Lord Monckton’s most important point here is the intolerance of any but the “consensus’ view of climate change, by the alarmist cabal. That is the real inconvenient truth that skeptics have to deal with, that honest science is having to contend with a firm commitment to witchcraft on the part of academics, the media and policymakers. This problem is made the more difficult because these people cannot be made to listen to reason without violating the first tenet of their religious belief, namely that thou shalt not recognize the existence of, let alone listen to, let alone accept, evidence that conflicts with your dogma. They can be expected to cling to their fantasies and superstitions no matter how long or how strong the present cooling tend continues, and no matter how much physical evidence refuting their assumptions about carbon dioxide comes to light. They will still be claiming the globe is warming as the ice sheets of the next glaciation are grinding over them.

Anna Keppa
May 4, 2014 3:31 pm

The monster in that old movie poster looks a helluva lot like Kang, half the alien pair Kang and Kodos on “the Simpsons”.
Kang’s best line comes when Homer tries to grab him:
“Keep your slimeless hands off me!”

Jimbo
May 4, 2014 4:27 pm

The excuse for this overblown addition, which accounts for a very large fraction of the difference between the satellite and tide-gauge records, is that the land is still rising and the sea sinking because of the transfer of miles-thick ice from the land to the oceans that ended 9000 years ago.

Are they also adjusting for water abstraction which is “contributing a considerable amount of 0.8 (±0.1) mm a−1 to current sea-level rise”?

Abstract – Oct 2010
Global depletion of groundwater resources
In regions with frequent water stress and large aquifer systems groundwater is often used as an additional water source.

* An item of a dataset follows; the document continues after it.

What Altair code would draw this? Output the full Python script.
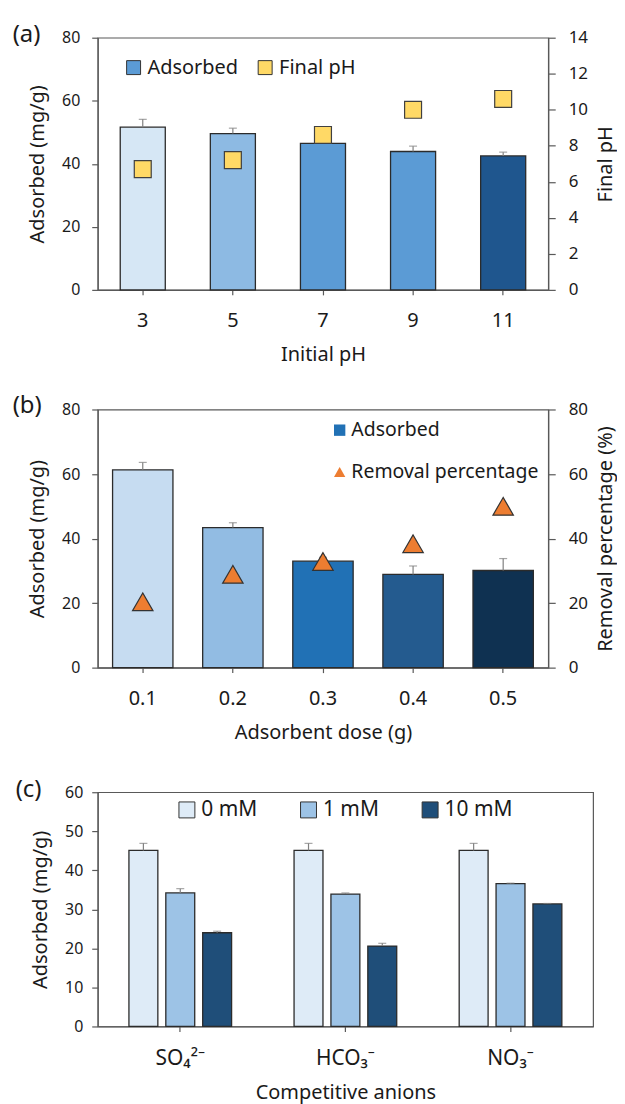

If groundwater abstraction exceeds the natural groundwater recharge for extensive areas and long times, overexploitation or persistent groundwater depletion occurs. Here we provide a global overview of groundwater depletion (here defined as abstraction in excess of recharge) by assessing groundwater recharge with a global hydrological model and subtracting estimates of groundwater abstraction. Restricting our analysis to sub-humid to arid areas we estimate the total global groundwater depletion to have increased from 126 (±32) km3 a−1 in 1960 to 283 (±40) km3 a−1 in 2000. The latter equals 39 (±10)% of the global yearly groundwater abstraction, 2 (±0.6)% of the global yearly groundwater recharge, 0.8 (±0.1)% of the global yearly continental runoff and 0.4 (±0.06)% of the global yearly evaporation, contributing a considerable amount of 0.8 (±0.1) mm a−1 to current sea-level rise.